Tell me what you enjoy about Linz?

In a professional sense, Linz is small enough not to feel overcrowded by now. At the same time there’s a handful of great companies here, like Dynatrace, one of the Austrian success stories. You have accelerators like tech2b, and hubs like Tabakfabrik, an amazing location to work with other people who are willing to share their experience and knowledge. Plus Vienna is not far. Even the coffee shops here are super accommodating, especially Café Central Linz, and don’t mind you working; even taking calls is usually fine. There was no reason for us to consider going elsewhere. I should say that at Storyblok we work fully remote. Our employees, who have virtual share options, work from anywhere in the world. But Alexander and I enjoy Linz very much, even though he is living in Brazil now. I grew up some twenty kilometers from here.

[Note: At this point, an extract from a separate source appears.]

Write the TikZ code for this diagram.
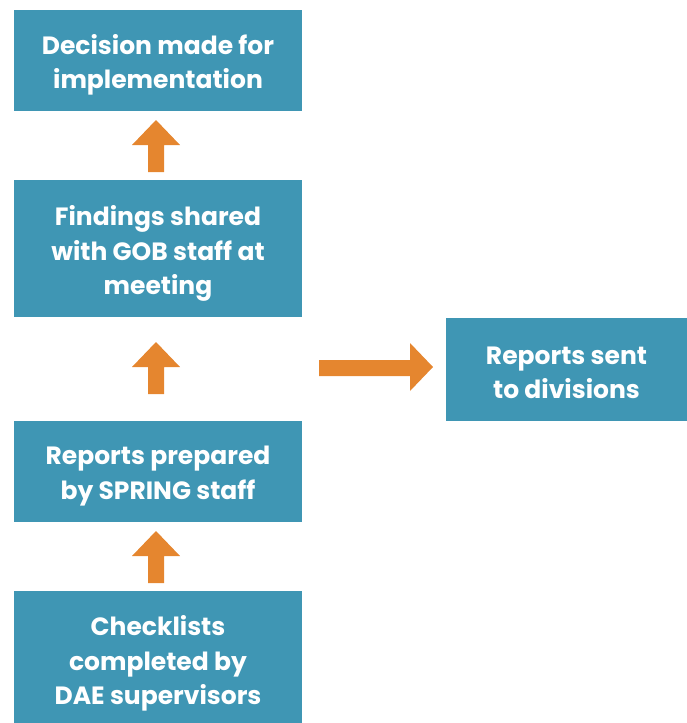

Would you like to share some advice for younger entrepreneurs?

Peter Lasinger gave me some amazing advice that I’m happy to pass on to anyone. Alexander and I were working on five things simultaneously and we were pretty hyped up. One day Peter came up to us and said: “Hey guys, how about you focus on one thing and do that really well? Later on you can add other projects. But for now, focus on the thing you care about the most, the problem that really bugs you.” It sounds so trivial, just to focus. But it’s the most crucial advice I’ve been given, which is why I always pass it on. At some point you get a lot of opportunities. By now I’m a mentor and advisor myself and the founders of the companies I advise all have the same problem: too many opportunities, too many people who want different things from them. They lose sight of what serves them instead of others. Another thing: if you feel like doing something, wait a week before saying yes. Allow yourself some time. It applies to other decision-making as well. If you want to buy something, wait a week. Most desires dissipate, and those that don’t are the ones to go for. You’ll buy 90 percent less stuff you don’t need, guaranteed.

Dominik Angerer, CEO and Cofounder of Storyblok

What’s your most used app?

E-mail

How old were you when you founded Storyblok?

I was twenty-two.

What are your work essentials? 

My phone. My whole work life is on this thing. 

What’s your greatest skill?

I have a very good memory and can read really, really fast. 

What do you do to slack off? 

I still enjoy gaming with old friends, playing my guitar, playing the piano or the accordion.